**Given instruction**
Copy out each line that mentions the word "size".

--------------------------------------------------

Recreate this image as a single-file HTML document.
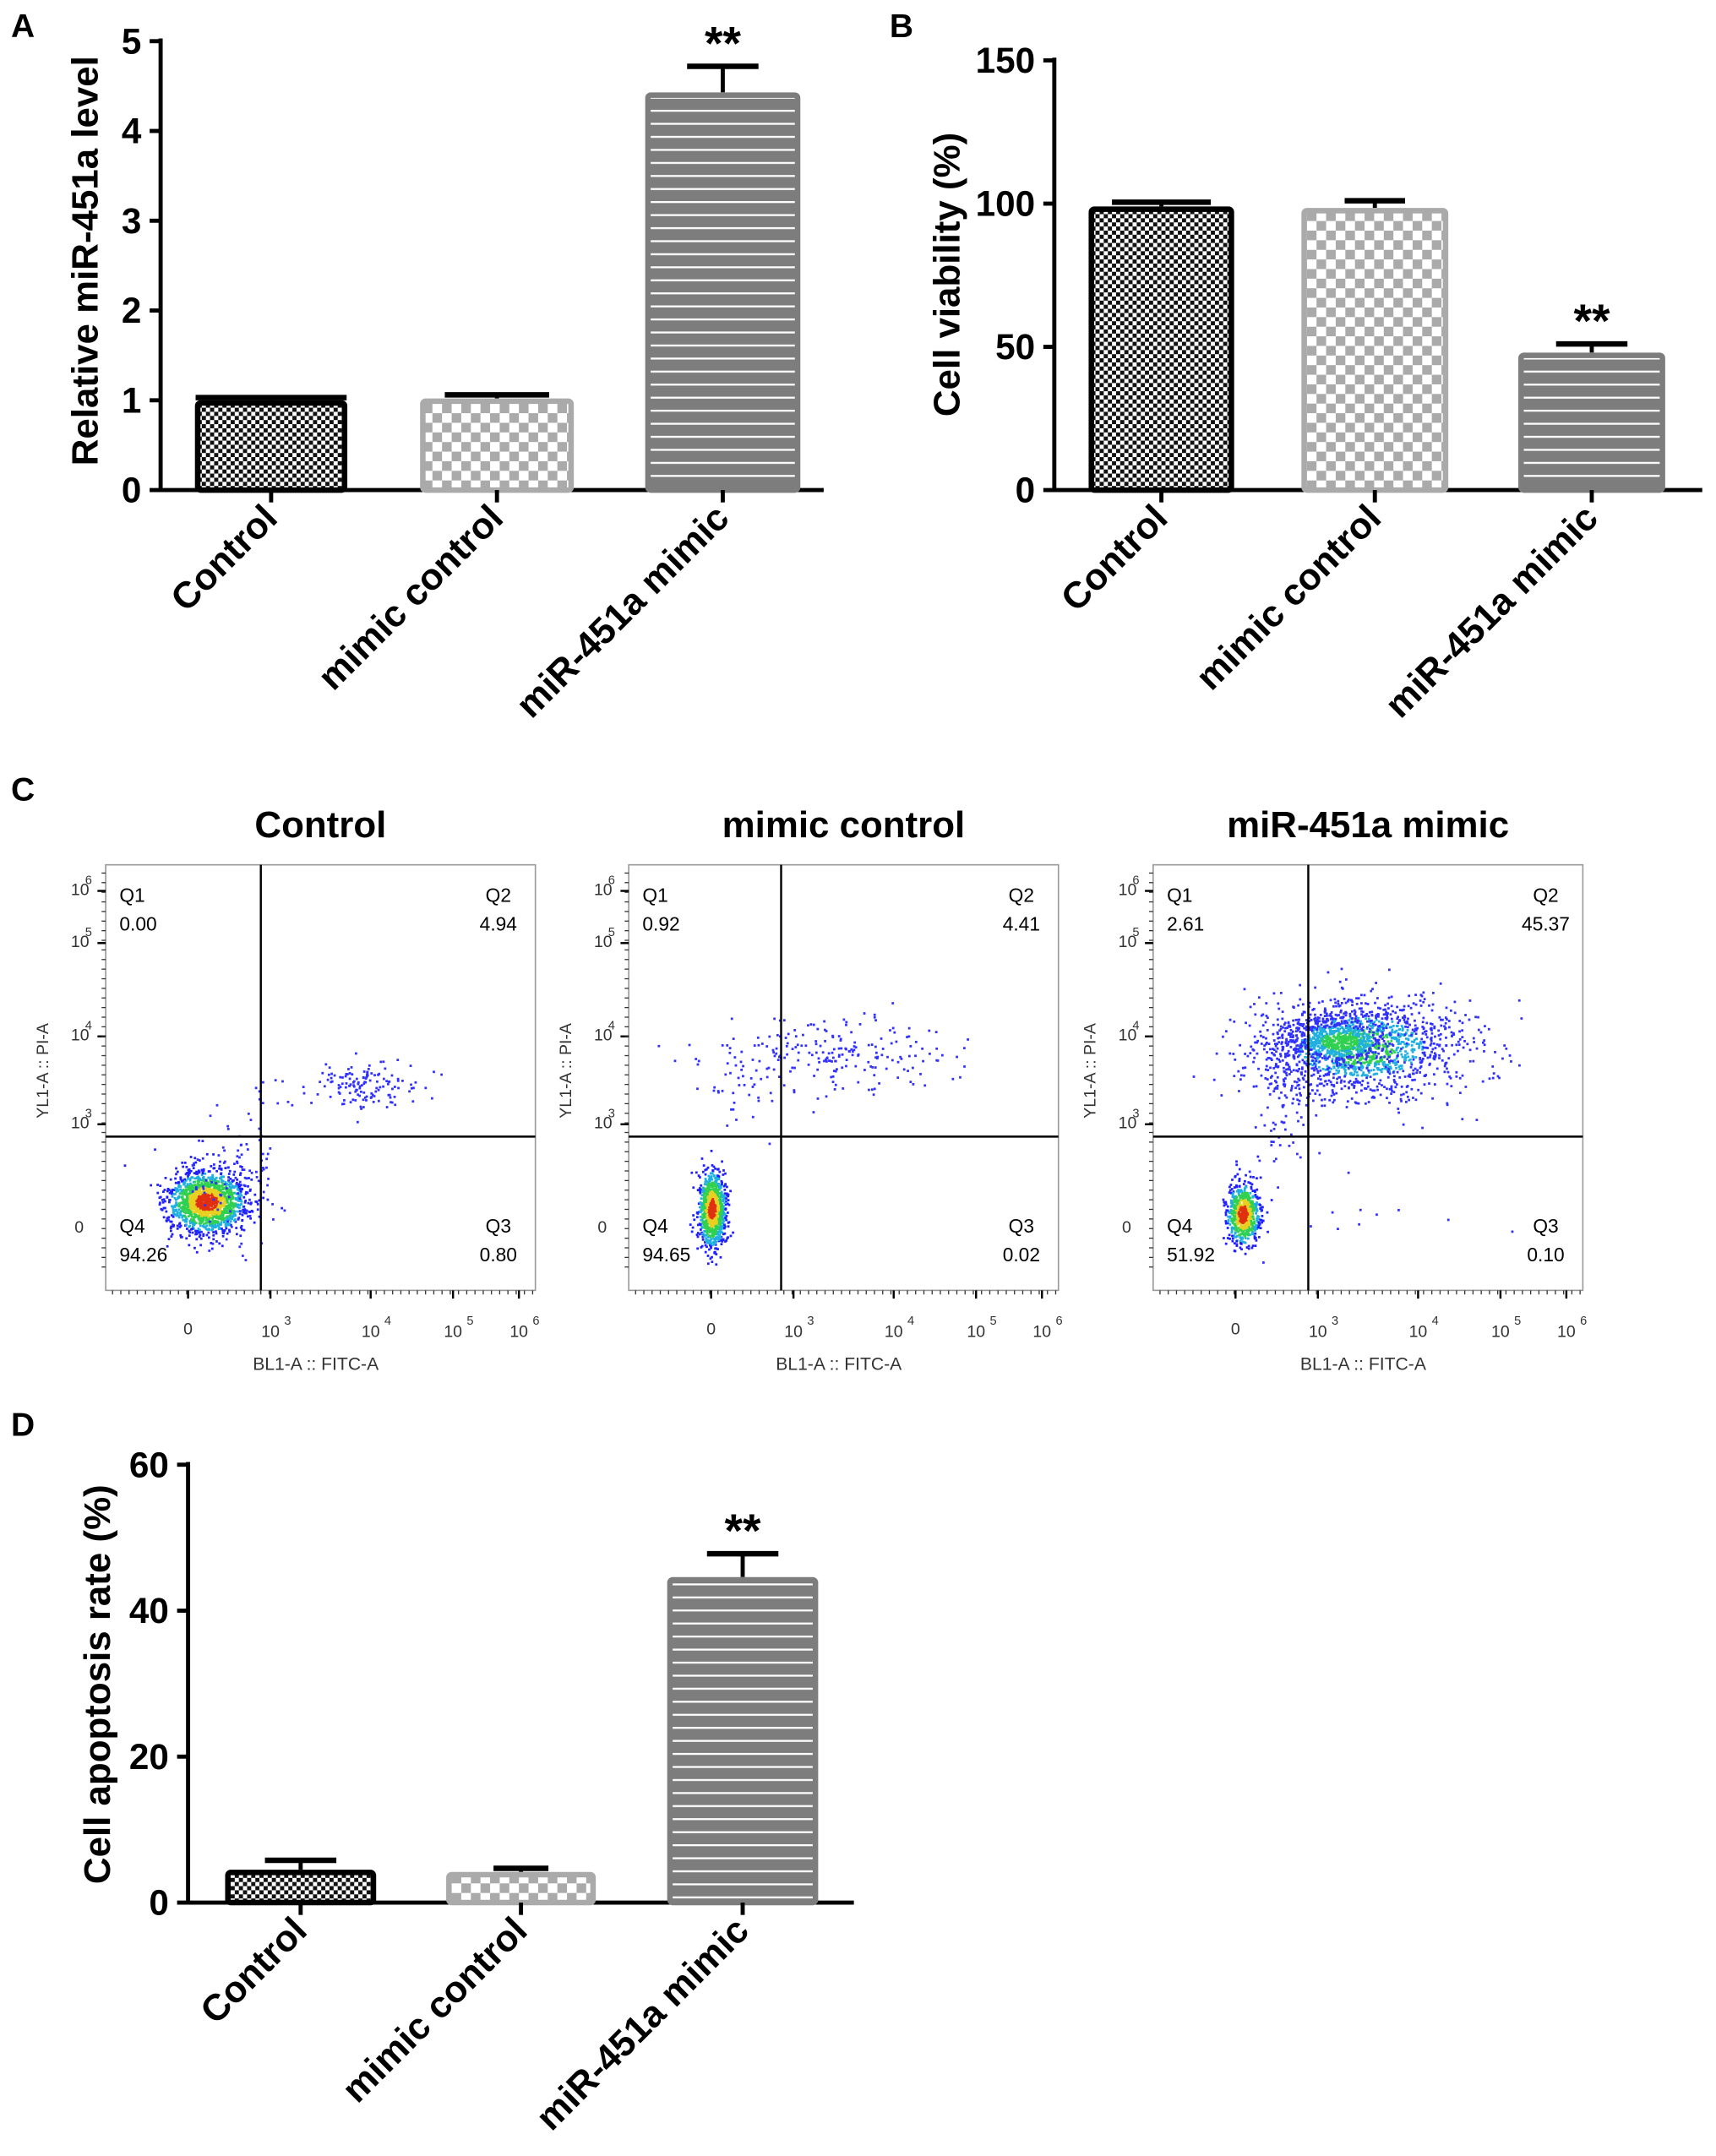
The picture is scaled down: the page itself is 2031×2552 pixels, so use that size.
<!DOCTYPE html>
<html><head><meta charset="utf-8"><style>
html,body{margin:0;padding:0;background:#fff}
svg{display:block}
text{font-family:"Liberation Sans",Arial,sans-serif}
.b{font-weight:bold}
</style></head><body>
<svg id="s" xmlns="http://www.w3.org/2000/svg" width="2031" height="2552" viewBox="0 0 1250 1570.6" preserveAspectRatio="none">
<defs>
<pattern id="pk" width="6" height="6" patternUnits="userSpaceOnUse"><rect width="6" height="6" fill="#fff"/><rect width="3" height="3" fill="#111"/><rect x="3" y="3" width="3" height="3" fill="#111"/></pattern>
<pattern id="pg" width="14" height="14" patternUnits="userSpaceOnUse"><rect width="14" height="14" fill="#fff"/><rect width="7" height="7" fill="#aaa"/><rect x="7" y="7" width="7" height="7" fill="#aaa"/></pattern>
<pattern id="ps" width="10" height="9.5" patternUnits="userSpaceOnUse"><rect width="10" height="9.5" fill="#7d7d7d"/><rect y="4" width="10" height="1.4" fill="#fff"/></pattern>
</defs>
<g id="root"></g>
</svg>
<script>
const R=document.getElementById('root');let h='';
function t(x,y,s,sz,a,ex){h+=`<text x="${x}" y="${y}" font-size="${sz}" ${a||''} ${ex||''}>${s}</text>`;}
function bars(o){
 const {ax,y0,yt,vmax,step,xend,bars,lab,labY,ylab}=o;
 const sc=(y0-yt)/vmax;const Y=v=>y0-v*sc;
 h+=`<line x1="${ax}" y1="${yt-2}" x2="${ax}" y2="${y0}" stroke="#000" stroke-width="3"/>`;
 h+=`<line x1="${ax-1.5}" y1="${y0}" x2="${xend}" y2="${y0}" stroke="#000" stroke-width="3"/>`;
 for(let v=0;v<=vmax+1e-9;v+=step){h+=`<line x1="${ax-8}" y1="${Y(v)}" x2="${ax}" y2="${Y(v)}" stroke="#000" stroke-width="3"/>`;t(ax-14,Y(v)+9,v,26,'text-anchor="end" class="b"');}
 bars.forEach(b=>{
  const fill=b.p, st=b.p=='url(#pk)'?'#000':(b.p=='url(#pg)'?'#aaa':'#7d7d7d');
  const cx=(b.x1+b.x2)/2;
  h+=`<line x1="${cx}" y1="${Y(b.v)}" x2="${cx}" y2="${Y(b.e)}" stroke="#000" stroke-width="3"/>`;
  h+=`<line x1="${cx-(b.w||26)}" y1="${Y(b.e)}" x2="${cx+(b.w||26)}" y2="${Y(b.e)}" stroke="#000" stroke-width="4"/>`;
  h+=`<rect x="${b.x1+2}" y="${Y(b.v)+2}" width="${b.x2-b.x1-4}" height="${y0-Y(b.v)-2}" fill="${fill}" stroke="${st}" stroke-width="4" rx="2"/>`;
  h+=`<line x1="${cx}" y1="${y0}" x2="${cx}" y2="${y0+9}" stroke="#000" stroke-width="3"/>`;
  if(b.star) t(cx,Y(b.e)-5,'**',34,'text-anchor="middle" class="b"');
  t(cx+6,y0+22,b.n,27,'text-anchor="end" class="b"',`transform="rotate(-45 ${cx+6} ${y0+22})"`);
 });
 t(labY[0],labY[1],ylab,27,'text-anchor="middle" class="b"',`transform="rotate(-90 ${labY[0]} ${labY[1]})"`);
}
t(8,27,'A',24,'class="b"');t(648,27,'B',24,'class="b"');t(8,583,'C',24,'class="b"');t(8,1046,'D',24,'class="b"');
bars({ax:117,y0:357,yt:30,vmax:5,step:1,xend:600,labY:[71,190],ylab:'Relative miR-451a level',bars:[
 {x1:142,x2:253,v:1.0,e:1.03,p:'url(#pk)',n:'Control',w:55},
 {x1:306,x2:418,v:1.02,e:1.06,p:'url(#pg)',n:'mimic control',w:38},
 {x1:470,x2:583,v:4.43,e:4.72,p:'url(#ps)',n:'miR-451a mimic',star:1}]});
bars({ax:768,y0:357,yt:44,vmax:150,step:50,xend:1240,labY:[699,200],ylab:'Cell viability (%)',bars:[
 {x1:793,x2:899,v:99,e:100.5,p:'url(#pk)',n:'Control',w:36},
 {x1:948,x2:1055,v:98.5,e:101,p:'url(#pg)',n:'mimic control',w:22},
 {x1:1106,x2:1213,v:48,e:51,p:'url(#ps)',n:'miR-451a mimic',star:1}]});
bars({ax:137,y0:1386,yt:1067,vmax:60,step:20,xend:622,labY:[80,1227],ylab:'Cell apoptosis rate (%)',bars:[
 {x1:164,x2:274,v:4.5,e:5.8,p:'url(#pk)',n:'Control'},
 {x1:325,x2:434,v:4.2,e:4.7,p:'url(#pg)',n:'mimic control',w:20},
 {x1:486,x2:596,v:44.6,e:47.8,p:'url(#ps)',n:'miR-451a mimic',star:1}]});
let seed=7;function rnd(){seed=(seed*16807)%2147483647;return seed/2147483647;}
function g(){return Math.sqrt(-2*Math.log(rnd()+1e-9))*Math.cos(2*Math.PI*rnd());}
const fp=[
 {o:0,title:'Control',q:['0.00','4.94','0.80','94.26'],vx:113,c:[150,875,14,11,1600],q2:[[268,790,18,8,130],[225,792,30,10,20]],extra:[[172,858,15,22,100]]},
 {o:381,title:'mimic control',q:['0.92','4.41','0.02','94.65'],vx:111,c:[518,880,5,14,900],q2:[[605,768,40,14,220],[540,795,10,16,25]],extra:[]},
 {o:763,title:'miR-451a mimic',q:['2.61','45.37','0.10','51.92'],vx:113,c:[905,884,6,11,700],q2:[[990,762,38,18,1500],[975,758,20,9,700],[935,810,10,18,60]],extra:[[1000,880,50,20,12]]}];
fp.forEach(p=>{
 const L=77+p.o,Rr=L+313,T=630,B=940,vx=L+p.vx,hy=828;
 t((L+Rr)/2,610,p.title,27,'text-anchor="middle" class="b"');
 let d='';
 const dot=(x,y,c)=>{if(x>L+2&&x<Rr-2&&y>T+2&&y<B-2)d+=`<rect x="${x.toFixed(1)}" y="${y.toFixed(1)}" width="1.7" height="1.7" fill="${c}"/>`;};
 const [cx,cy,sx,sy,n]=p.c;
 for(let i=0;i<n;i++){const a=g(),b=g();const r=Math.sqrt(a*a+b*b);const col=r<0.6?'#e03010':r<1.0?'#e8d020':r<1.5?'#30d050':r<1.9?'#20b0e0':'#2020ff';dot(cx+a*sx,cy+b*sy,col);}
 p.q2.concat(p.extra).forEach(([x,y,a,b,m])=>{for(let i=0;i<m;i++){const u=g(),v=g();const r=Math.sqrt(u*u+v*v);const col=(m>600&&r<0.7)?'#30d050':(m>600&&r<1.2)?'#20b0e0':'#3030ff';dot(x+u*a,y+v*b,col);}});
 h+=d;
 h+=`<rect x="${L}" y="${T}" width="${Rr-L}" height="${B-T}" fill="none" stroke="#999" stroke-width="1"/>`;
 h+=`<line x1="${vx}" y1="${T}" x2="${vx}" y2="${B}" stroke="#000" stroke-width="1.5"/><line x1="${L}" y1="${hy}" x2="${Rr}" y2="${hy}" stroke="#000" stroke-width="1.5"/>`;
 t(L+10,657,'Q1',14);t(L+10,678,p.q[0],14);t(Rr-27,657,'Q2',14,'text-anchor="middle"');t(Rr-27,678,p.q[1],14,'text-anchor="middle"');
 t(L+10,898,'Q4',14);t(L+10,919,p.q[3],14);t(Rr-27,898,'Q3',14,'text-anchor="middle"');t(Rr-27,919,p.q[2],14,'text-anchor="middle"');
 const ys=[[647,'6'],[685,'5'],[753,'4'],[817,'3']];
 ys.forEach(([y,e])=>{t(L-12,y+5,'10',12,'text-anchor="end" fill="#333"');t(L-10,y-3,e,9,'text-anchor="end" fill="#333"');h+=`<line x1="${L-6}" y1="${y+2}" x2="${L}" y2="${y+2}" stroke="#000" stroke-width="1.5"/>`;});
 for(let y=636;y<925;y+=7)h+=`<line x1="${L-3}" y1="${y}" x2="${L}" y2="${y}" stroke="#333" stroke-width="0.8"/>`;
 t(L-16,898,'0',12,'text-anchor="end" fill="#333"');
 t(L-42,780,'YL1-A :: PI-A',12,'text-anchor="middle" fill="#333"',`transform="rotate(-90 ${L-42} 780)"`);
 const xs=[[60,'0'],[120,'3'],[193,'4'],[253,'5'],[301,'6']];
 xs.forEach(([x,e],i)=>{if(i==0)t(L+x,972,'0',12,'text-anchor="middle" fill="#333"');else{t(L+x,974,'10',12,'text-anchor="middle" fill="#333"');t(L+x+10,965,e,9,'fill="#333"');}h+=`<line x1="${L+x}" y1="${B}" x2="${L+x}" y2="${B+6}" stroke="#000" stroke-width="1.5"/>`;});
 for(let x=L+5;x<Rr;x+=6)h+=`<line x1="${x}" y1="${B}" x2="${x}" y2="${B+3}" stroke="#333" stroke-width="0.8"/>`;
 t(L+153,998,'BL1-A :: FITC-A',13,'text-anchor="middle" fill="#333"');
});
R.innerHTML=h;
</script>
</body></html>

--------------------------------------------------

**Solved exercise**
The picture is scaled down: the page itself is 2031×2552 pixels, so use that size.
function t(x,y,s,sz,a,ex){h+=`<text x="${x}" y="${y}" font-size="${sz}" ${a||''} ${ex||''}>${s}</text>`;}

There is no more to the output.